The Second Circuit acknowledged that these arguments had “some force.” Nonetheless, it couldn’t conclude that the trial court’s finding — which reflected the unanimous determination of an advisory jury and was made after witnessing the trial — was clearly wrong.
The court noted that NY&C had provided no evidence explaining or justifying its failure to stop selling the infringing clothing after receiving actual notice of the allegations. Instead, the company’s argument at trial focused on the purported weakness of the Velocity mark and attacking the credibility and business practices of one of Reflex’s owners.
The court further found that the trial court could draw an adverse inference from NY&C’s failure to call its witnesses. In light of its reasonable determination that the infringement was blatant, the trial court could permissibly infer that the witnesses’ testimony would have been less than credible.

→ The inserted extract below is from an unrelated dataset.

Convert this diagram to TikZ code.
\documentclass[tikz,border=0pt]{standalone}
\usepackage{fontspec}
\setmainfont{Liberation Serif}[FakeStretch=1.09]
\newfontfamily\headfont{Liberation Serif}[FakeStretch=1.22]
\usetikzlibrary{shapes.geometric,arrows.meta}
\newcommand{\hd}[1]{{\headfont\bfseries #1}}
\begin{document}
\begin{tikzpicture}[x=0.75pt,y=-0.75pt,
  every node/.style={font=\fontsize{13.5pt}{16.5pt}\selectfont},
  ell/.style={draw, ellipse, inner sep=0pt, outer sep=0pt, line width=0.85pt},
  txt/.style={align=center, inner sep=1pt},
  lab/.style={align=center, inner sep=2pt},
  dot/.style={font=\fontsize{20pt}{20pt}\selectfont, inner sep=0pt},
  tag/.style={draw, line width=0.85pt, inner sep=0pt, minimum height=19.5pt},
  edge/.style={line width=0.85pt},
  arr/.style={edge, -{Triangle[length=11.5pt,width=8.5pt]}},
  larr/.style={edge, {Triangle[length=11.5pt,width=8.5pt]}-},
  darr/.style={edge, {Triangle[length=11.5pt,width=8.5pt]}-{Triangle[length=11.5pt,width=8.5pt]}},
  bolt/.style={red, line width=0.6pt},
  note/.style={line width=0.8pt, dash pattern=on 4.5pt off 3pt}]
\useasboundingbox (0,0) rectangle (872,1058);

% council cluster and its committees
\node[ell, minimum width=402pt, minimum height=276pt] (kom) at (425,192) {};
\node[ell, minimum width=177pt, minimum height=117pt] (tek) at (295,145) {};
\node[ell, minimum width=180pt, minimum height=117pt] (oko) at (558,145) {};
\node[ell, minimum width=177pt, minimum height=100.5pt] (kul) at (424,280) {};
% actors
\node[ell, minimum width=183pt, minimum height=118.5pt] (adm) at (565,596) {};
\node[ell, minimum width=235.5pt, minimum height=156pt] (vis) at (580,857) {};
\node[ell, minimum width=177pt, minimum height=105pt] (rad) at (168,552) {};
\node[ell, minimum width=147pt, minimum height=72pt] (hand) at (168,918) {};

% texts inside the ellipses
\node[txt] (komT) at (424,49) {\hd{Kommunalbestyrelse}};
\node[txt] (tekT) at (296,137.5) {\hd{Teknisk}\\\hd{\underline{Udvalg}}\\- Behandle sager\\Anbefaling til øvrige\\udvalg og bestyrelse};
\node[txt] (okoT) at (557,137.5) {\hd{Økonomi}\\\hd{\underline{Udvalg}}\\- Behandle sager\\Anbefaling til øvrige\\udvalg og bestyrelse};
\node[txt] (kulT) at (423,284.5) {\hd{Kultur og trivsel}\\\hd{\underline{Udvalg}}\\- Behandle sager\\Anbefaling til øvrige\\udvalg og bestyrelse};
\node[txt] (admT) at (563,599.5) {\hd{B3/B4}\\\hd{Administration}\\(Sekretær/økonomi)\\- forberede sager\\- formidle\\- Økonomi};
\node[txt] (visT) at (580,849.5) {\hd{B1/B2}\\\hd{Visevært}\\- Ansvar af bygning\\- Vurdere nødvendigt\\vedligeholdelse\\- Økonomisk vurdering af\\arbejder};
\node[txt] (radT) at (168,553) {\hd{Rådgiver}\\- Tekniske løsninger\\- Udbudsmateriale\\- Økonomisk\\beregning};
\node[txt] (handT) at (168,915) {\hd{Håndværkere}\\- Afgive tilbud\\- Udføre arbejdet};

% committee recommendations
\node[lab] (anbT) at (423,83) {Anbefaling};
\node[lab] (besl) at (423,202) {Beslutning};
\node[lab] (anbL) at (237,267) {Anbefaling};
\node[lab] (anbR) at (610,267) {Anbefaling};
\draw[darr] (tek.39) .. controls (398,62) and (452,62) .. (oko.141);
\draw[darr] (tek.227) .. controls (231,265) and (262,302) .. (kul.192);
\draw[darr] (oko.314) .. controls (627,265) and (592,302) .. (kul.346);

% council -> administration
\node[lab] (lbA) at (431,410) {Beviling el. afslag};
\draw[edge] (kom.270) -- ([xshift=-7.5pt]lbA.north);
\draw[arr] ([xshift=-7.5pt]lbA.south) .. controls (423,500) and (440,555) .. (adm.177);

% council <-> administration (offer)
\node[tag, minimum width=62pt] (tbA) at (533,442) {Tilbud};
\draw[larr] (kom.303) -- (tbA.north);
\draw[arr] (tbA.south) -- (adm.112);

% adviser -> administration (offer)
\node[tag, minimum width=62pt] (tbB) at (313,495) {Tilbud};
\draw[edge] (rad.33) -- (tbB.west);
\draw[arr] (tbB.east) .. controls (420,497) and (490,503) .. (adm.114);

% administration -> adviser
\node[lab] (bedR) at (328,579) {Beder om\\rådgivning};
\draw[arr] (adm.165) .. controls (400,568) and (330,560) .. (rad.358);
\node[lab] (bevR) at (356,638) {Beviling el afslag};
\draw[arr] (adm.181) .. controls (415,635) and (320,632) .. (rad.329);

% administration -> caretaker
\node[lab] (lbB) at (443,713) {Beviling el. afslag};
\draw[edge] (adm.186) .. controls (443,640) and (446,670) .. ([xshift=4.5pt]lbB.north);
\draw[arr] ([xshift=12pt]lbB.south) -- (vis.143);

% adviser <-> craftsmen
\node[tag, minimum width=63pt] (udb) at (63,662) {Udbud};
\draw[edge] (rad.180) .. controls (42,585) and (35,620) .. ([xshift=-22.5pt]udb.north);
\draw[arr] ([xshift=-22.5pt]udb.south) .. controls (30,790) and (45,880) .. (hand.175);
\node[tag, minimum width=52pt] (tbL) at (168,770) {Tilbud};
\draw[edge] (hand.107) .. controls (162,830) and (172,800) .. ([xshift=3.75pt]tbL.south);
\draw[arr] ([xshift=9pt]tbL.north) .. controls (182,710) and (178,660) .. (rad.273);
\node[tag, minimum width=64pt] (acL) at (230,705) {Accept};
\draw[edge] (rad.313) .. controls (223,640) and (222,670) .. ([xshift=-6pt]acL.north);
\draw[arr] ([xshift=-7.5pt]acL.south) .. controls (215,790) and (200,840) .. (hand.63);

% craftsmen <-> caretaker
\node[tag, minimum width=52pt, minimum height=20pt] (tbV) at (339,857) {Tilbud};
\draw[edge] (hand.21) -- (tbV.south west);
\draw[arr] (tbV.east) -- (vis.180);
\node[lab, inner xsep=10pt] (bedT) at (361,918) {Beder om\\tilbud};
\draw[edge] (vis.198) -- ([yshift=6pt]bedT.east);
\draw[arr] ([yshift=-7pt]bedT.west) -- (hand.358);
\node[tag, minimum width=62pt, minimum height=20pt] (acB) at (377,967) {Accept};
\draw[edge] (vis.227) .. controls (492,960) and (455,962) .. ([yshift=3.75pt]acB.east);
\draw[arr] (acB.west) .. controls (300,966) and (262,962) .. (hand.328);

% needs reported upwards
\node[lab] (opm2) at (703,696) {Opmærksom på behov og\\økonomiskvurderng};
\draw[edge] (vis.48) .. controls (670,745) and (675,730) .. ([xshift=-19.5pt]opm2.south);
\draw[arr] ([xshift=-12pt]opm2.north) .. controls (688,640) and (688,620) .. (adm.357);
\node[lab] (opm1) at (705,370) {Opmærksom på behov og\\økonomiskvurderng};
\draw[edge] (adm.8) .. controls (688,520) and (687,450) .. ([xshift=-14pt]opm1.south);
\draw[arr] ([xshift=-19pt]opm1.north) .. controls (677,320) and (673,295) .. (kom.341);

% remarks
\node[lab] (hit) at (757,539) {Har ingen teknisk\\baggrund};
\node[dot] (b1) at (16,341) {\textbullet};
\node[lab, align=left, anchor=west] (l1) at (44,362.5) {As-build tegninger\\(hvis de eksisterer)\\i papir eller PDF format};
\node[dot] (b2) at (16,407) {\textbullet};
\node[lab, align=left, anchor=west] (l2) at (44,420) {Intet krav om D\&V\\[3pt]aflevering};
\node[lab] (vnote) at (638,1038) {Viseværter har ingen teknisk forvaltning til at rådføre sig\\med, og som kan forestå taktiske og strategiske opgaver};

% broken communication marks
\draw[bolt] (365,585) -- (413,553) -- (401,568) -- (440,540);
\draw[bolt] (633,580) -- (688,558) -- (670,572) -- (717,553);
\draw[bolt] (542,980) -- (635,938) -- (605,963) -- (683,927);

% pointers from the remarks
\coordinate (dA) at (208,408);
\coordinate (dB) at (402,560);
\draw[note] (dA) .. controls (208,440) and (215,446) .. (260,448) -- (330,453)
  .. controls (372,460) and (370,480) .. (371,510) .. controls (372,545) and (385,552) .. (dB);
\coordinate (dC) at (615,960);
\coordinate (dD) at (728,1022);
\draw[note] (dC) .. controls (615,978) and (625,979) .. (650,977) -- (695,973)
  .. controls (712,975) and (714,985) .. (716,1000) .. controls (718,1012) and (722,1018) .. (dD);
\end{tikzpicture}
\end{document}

NY&C also contended that an award of an infringer’s profits requires proof of actual consumer confusion. The appellate court pointed to a previous decision and firmly reiterated that “in our Circuit, a plaintiff need not establish actual consumer confusion to recover lost profits under the Lanham Act.” The Eighth and Ninth Circuits have reached the same conclusion.
A caveat on confusion
Bear in mind that, while actual consumer confusion isn’t relevant to a profits award based on a deterrence rationale, it’s not irrelevant altogether. As the court emphasized, actual confusion is a critical factor when determining whether infringement occurred in the first place.
4 Pillar Dynasty LLC v. New York & Co., Inc., No. 17-2398, July 5, 2019, 2d Cir.